Osky and Gaston expected a brand new Birdcage to require minimum maintenance, at least for the first season; they found that this wasn’t the case. About the only things that haven’t given trouble, in fact, are the clutch and the Girling design brakes. The frame, and the way it behaves, reminded me of a wire-spoked wheel; when it’s whole, it’s very solid; when one spoke breaks you don’t know it but it leads to progressive breakage of the surrounding spokes in an evilly unobtrusive manner. It’s just that way with the lacework of tiny tubes in this “soda straw special.” Osky has been hard put to keep up with all the welds in this frame, but at least he knows where to look now when the car starts acting queasy under heavy braking. Vigilance of this kind is a small price to pay for a car that performs so dramatically, excitingly well when it’s right. Maserati’s trying to top it, though; don’t miss the rear-engined Type 63 Birdcage on the following pages.
Postscript
The Andrey/Garber T61 was serial number 61.2455. The history of the car since 1961 was put together by Willem Oosthoek in the book “The Magnificent Front-Engined Birdcages”
For sale, 1961, $10,000
NY Auto Show, April 1961.
Sold to Julius Byles in 1962 and was driven from Long Island to Florida with Irv Dolin.

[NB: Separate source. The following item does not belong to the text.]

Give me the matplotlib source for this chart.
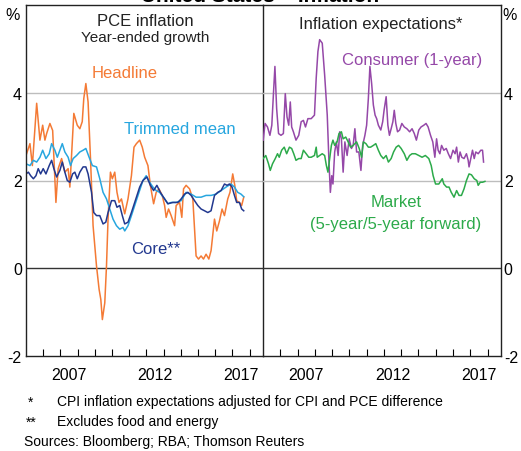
import matplotlib.pyplot as plt
import numpy as np

plt.rcParams['font.family'] = ['Liberation Sans', 'DejaVu Sans']
plt.rcParams['axes.unicode_minus'] = False

# ---- PCE inflation, year-ended growth (%) ----
headline_t = [2005.00, 2005.23, 2005.37, 2005.62, 2005.81, 2005.97, 2006.10, 2006.20, 2006.39, 2006.55,
              2006.74, 2006.87, 2007.07, 2007.26, 2007.45, 2007.55, 2007.78, 2007.98, 2008.13, 2008.27,
              2008.36, 2008.48, 2008.61, 2008.75, 2008.90, 2009.10, 2009.25, 2009.35, 2009.44, 2009.58,
              2009.68, 2009.77, 2009.91, 2010.02, 2010.16, 2010.29, 2010.41, 2010.55, 2010.74, 2010.93,
              2011.13, 2011.28, 2011.42, 2011.61, 2011.76, 2011.90, 2012.09, 2012.23, 2012.42, 2012.57,
              2012.73, 2012.92, 2013.06, 2013.15, 2013.29, 2013.44, 2013.64, 2013.73, 2013.93, 2014.06,
              2014.16, 2014.31, 2014.51, 2014.70, 2014.89, 2015.03, 2015.18, 2015.32, 2015.47, 2015.63,
              2015.76, 2015.96, 2016.09, 2016.25, 2016.40, 2016.54, 2016.73, 2016.86, 2017.02, 2017.14,
              2017.25, 2017.41, 2017.54, 2017.66]
headline = [2.57, 2.84, 2.34, 3.76, 2.92, 3.26, 2.92, 3.07, 3.30, 3.14,
            1.50, 2.27, 2.50, 2.19, 2.27, 1.85, 3.53, 3.26, 3.18, 3.34,
            3.87, 4.21, 3.79, 2.50, 0.97, 0.05, -0.48, -0.71, -1.17, -0.79,
            0.05, 1.12, 2.19, 2.04, 2.19, 1.73, 1.50, 1.58, 1.24, 1.58,
            2.11, 2.76, 2.84, 2.92, 2.76, 2.53, 2.34, 1.89, 1.47, 1.73,
            1.81, 1.66, 1.43, 1.16, 1.35, 1.20, 0.97, 1.43, 1.50, 1.16,
            1.81, 1.89, 1.81, 1.58, 0.28, 0.21, 0.28, 0.21, 0.32, 0.21,
            0.40, 1.12, 0.85, 1.08, 1.35, 1.20, 1.58, 1.73, 2.15, 1.89,
            1.54, 1.50, 1.43, 1.62]

trimmed_t = [2005.00, 2005.23, 2005.43, 2005.62, 2005.81, 2005.97, 2006.16, 2006.35, 2006.49, 2006.68,
             2006.82, 2006.97, 2007.11, 2007.26, 2007.45, 2007.59, 2007.74, 2007.94, 2008.13, 2008.32,
             2008.48, 2008.67, 2008.86, 2009.10, 2009.29, 2009.48, 2009.68, 2009.87, 2010.06, 2010.26,
             2010.45, 2010.64, 2010.74, 2010.93, 2011.13, 2011.32, 2011.57, 2011.80, 2011.99, 2012.19,
             2012.38, 2012.57, 2012.77, 2013.06, 2013.25, 2013.44, 2013.73, 2014.02, 2014.31, 2014.60,
             2014.89, 2015.18, 2015.47, 2015.76, 2016.05, 2016.34, 2016.63, 2016.92, 2017.12, 2017.31,
             2017.50, 2017.66]
trimmed = [2.38, 2.34, 2.46, 2.42, 2.53, 2.69, 2.50, 2.61, 2.84, 2.69,
           2.53, 2.69, 2.84, 2.65, 2.53, 2.34, 2.50, 2.57, 2.65, 2.69,
           2.73, 2.53, 2.34, 2.31, 2.04, 1.73, 1.58, 1.35, 1.12, 0.97,
           0.89, 0.93, 0.85, 0.97, 1.20, 1.43, 1.73, 2.00, 2.11, 1.96,
           1.85, 1.77, 1.73, 1.58, 1.47, 1.50, 1.50, 1.54, 1.73, 1.69,
           1.62, 1.62, 1.66, 1.66, 1.69, 1.77, 1.85, 1.92, 1.85, 1.73,
           1.69, 1.63]

core_t = [2005.00, 2005.14, 2005.27, 2005.43, 2005.58, 2005.71, 2005.85, 2006.00, 2006.16, 2006.35,
          2006.49, 2006.62, 2006.78, 2006.97, 2007.11, 2007.26, 2007.40, 2007.55, 2007.71, 2007.84,
          2007.98, 2008.13, 2008.32, 2008.48, 2008.61, 2008.81, 2008.94, 2009.10, 2009.29, 2009.48,
          2009.64, 2009.77, 2009.97, 2010.16, 2010.29, 2010.45, 2010.60, 2010.74, 2010.93, 2011.13,
          2011.42, 2011.61, 2011.80, 2012.03, 2012.23, 2012.42, 2012.61, 2012.81, 2013.06, 2013.25,
          2013.54, 2013.83, 2014.02, 2014.22, 2014.41, 2014.60, 2014.80, 2014.99, 2015.18, 2015.38,
          2015.57, 2015.76, 2015.96, 2016.15, 2016.34, 2016.54, 2016.69, 2016.83, 2016.98, 2017.12,
          2017.25, 2017.41, 2017.54, 2017.66]
core = [2.15, 2.19, 2.11, 2.04, 2.11, 2.27, 2.15, 2.27, 2.15, 2.34,
        2.46, 2.27, 2.08, 2.23, 2.42, 2.19, 2.00, 1.96, 2.15, 2.19,
        2.04, 2.19, 2.31, 2.31, 2.15, 1.73, 1.27, 1.20, 1.20, 1.01,
        1.05, 1.27, 1.54, 1.54, 1.39, 1.43, 1.20, 1.01, 1.05, 1.27,
        1.62, 1.85, 2.00, 2.08, 1.89, 1.77, 1.89, 1.73, 1.58, 1.47,
        1.50, 1.50, 1.58, 1.69, 1.73, 1.66, 1.54, 1.43, 1.35, 1.31,
        1.27, 1.31, 1.66, 1.73, 1.77, 1.92, 1.89, 1.92, 1.85, 1.66,
        1.50, 1.50, 1.35, 1.31]

# ---- Inflation expectations (%) ----
consumer_t = [2005.01, 2005.12, 2005.26, 2005.40, 2005.51, 2005.61, 2005.69, 2005.79, 2005.90, 2006.04,
              2006.18, 2006.29, 2006.39, 2006.49, 2006.58, 2006.66, 2006.76, 2006.91, 2007.07, 2007.21,
              2007.34, 2007.46, 2007.60, 2007.79, 2007.98, 2008.08, 2008.18, 2008.28, 2008.43, 2008.57,
              2008.72, 2008.82, 2008.90, 2008.98, 2009.05, 2009.15, 2009.25, 2009.35, 2009.44, 2009.54,
              2009.64, 2009.74, 2009.87, 2009.99, 2010.12, 2010.22, 2010.32, 2010.42, 2010.55, 2010.67,
              2010.77, 2010.90, 2011.00, 2011.10, 2011.19, 2011.29, 2011.39, 2011.49, 2011.58, 2011.68,
              2011.82, 2011.93, 2012.01, 2012.13, 2012.23, 2012.32, 2012.42, 2012.52, 2012.60, 2012.69,
              2012.79, 2012.91, 2013.04, 2013.18, 2013.33, 2013.49, 2013.63, 2013.76, 2013.88, 2014.02,
              2014.15, 2014.31, 2014.44, 2014.56, 2014.70, 2014.83, 2014.95, 2015.05, 2015.14, 2015.24,
              2015.34, 2015.47, 2015.61, 2015.73, 2015.86, 2016.00, 2016.12, 2016.21, 2016.31, 2016.41,
              2016.51, 2016.64, 2016.78, 2016.88, 2016.93, 2017.03, 2017.13, 2017.23, 2017.32, 2017.46,
              2017.61, 2017.71, 2017.77]
consumer = [2.92, 3.30, 3.22, 3.03, 3.26, 4.02, 4.60, 3.64, 3.07, 3.03,
            3.07, 3.98, 3.45, 3.26, 3.79, 3.22, 3.11, 2.92, 3.03, 3.34,
            3.37, 3.22, 3.41, 3.41, 3.49, 4.33, 4.94, 5.21, 5.13, 4.40,
            3.49, 2.42, 1.73, 2.11, 1.92, 2.65, 2.88, 2.57, 3.11, 2.95,
            2.19, 2.88, 2.57, 2.95, 2.73, 2.80, 3.18, 2.65, 2.65, 2.23,
            2.80, 3.03, 3.26, 3.87, 4.60, 4.21, 3.72, 3.49, 3.41, 3.26,
            3.15, 3.34, 3.60, 3.91, 3.26, 3.03, 3.18, 3.34, 3.60, 3.30,
            3.11, 3.15, 3.30, 3.22, 3.18, 3.11, 3.18, 3.07, 2.92, 3.15,
            3.22, 3.26, 3.30, 3.22, 3.03, 2.88, 2.53, 2.95, 2.69, 2.61,
            2.80, 2.69, 2.73, 2.61, 2.50, 2.69, 2.61, 2.76, 2.42, 2.65,
            2.53, 2.50, 2.61, 2.46, 2.31, 2.50, 2.69, 2.50, 2.65, 2.61,
            2.69, 2.69, 2.42]

market_t = [2005.01, 2005.16, 2005.32, 2005.42, 2005.55, 2005.71, 2005.84, 2005.94, 2006.08, 2006.23,
            2006.37, 2006.53, 2006.66, 2006.78, 2006.91, 2007.07, 2007.21, 2007.34, 2007.50, 2007.65,
            2007.79, 2007.98, 2008.08, 2008.14, 2008.28, 2008.43, 2008.57, 2008.67, 2008.76, 2008.86,
            2008.96, 2009.05, 2009.15, 2009.29, 2009.40, 2009.54, 2009.64, 2009.79, 2009.93, 2010.07,
            2010.22, 2010.42, 2010.57, 2010.71, 2010.81, 2010.96, 2011.10, 2011.23, 2011.39, 2011.53,
            2011.68, 2011.82, 2011.97, 2012.13, 2012.26, 2012.42, 2012.56, 2012.71, 2012.85, 2013.00,
            2013.18, 2013.33, 2013.49, 2013.63, 2013.82, 2014.02, 2014.21, 2014.40, 2014.60, 2014.74,
            2014.85, 2014.99, 2015.18, 2015.38, 2015.47, 2015.63, 2015.77, 2015.90, 2016.06, 2016.21,
            2016.35, 2016.49, 2016.64, 2016.78, 2016.93, 2017.07, 2017.23, 2017.38, 2017.46, 2017.58,
            2017.71, 2017.85]
market = [2.50, 2.57, 2.38, 2.23, 2.38, 2.50, 2.61, 2.53, 2.69, 2.76,
          2.61, 2.76, 2.73, 2.61, 2.46, 2.50, 2.50, 2.69, 2.61, 2.53,
          2.53, 2.57, 2.76, 2.53, 2.57, 2.61, 2.57, 2.34, 2.19, 2.50,
          2.80, 2.92, 2.80, 2.88, 3.07, 3.11, 2.95, 2.99, 2.88, 2.76,
          2.80, 2.88, 2.73, 2.53, 2.88, 2.84, 2.76, 2.76, 2.80, 2.84,
          2.69, 2.57, 2.50, 2.57, 2.42, 2.50, 2.65, 2.76, 2.80, 2.73,
          2.61, 2.46, 2.57, 2.61, 2.61, 2.57, 2.53, 2.57, 2.50, 2.34,
          2.11, 1.92, 1.92, 2.04, 1.92, 1.85, 1.85, 1.73, 1.62, 1.77,
          1.66, 1.66, 1.81, 2.00, 2.15, 2.13, 2.04, 2.00, 1.89, 1.96,
          1.96, 1.98]

year_labels = ['2007', '2012', '2017']
yticks = [-2, 0, 2, 4]

c_head = '#F47A35'
c_trim = '#27A6DF'
c_core = '#22388F'
c_cons = '#9548A8'
c_mkt = '#2CAA4A'

fig = plt.figure(figsize=(5.21, 4.52), dpi=100)
axl = fig.add_axes([26/521, 95/452, 237/521, 351/452])
axr = fig.add_axes([263/521, 95/452, 238/521, 351/452])
axr.patch.set_visible(False)

for ax in (axl, axr):
    ax.set_xlim(2005, 2018.78)
    ax.set_ylim(-2, 6)
    for v in (2, 4):
        ax.axhline(v, color='#BDBDBD', lw=1.0, zorder=1)
    ax.axhline(0, color='#333333', lw=1.0, zorder=1)
    ax.set_xticks([2007.5, 2012.5, 2017.5])
    ax.set_xticklabels(year_labels, fontsize=11.5)
    ax.set_xticks(np.arange(2006, 2019), minor=True)
    ax.tick_params(axis='x', which='major', length=0, pad=8)
    ax.tick_params(axis='x', which='minor', direction='in', length=5, width=0.8)
    ax.set_yticks(yticks)
    ax.tick_params(axis='y', length=0, labelsize=11.5)
    for s in ax.spines.values():
        s.set_linewidth(1.0)
        s.set_color('#222222')
        s.set_zorder(6)

axl.yaxis.tick_left()
axl.tick_params(axis='y', pad=3)
axr.yaxis.tick_right()
axr.tick_params(axis='y', pad=2)
axr.spines['left'].set_visible(False)

axl.plot(headline_t, headline, color=c_head, lw=1.1, zorder=3)
axl.plot(trimmed_t, trimmed, color=c_trim, lw=1.1, zorder=4)
axl.plot(core_t, core, color=c_core, lw=1.1, zorder=5)

axr.plot(consumer_t, consumer, color=c_cons, lw=1.1, zorder=3)
axr.plot(market_t, market, color=c_mkt, lw=1.1, zorder=4)

# panel titles and series labels
fig.text(145/521, 1 - 21/452, 'PCE inflation', ha='center', va='center', fontsize=12, color='#222222')
fig.text(145/521, 1 - 38/452, 'Year-ended growth', ha='center', va='center', fontsize=11, color='#222222')
fig.text(381/521, 1 - 25/452, 'Inflation expectations*', ha='center', va='center', fontsize=12, color='#222222')
fig.text(125/521, 1 - 74/452, 'Headline', ha='center', va='center', fontsize=12, color=c_head)
fig.text(180/521, 1 - 129/452, 'Trimmed mean', ha='center', va='center', fontsize=12, color=c_trim)
fig.text(156/521, 1 - 250/452, 'Core**', ha='center', va='center', fontsize=12, color=c_core)
fig.text(412/521, 1 - 60/452, 'Consumer (1-year)', ha='center', va='center', fontsize=12, color=c_cons)
fig.text(396/521, 1 - 203/452, 'Market', ha='center', va='center', fontsize=12, color=c_mkt)
fig.text(396/521, 1 - 225/452, '(5-year/5-year forward)', ha='center', va='center', fontsize=12, color=c_mkt)

# units and title
fig.text(13/521, 1 - 16/452, '%', ha='center', va='center', fontsize=11.5)
fig.text(510/521, 1 - 16/452, '%', ha='center', va='center', fontsize=11.5)
fig.text(0.5, 1 + 4/452, 'United States \u2013 Inflation', ha='center', va='center',
         fontsize=15, fontweight='bold')

# notes
fig.text(28/521, 1 - 403/452, '*', ha='left', va='center', fontsize=10)
fig.text(57/521, 1 - 402/452, 'CPI inflation expectations adjusted for CPI and PCE difference',
         ha='left', va='center', fontsize=10)
fig.text(26/521, 1 - 423/452, '**', ha='left', va='center', fontsize=10)
fig.text(57/521, 1 - 422/452, 'Excludes food and energy', ha='left', va='center', fontsize=10)
fig.text(24/521, 1 - 442/452, 'Sources: Bloomberg; RBA; Thomson Reuters', ha='left', va='center', fontsize=10)

fig.savefig('out.png', dpi=100)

The trip was described in the October 1962 issue of Car and Driver.
To Joel Finn
To Peter Livanos
To Harley Cluxton
To Bob Baker, who drove it at Monterey six times from 1991 to 1996.
Current owner Dan Davis.
Alan Leslie says
a literal “flying shingle” in the Ken Miles tradition…what a great quote…….
Lovely, these cars were one off, a brilliant, if “off the wall” concept from Afieri, never will we see their like again.
It’s a great shame that most of them, end up in “collections” to make money, rather than being used for what they were built for …. racing!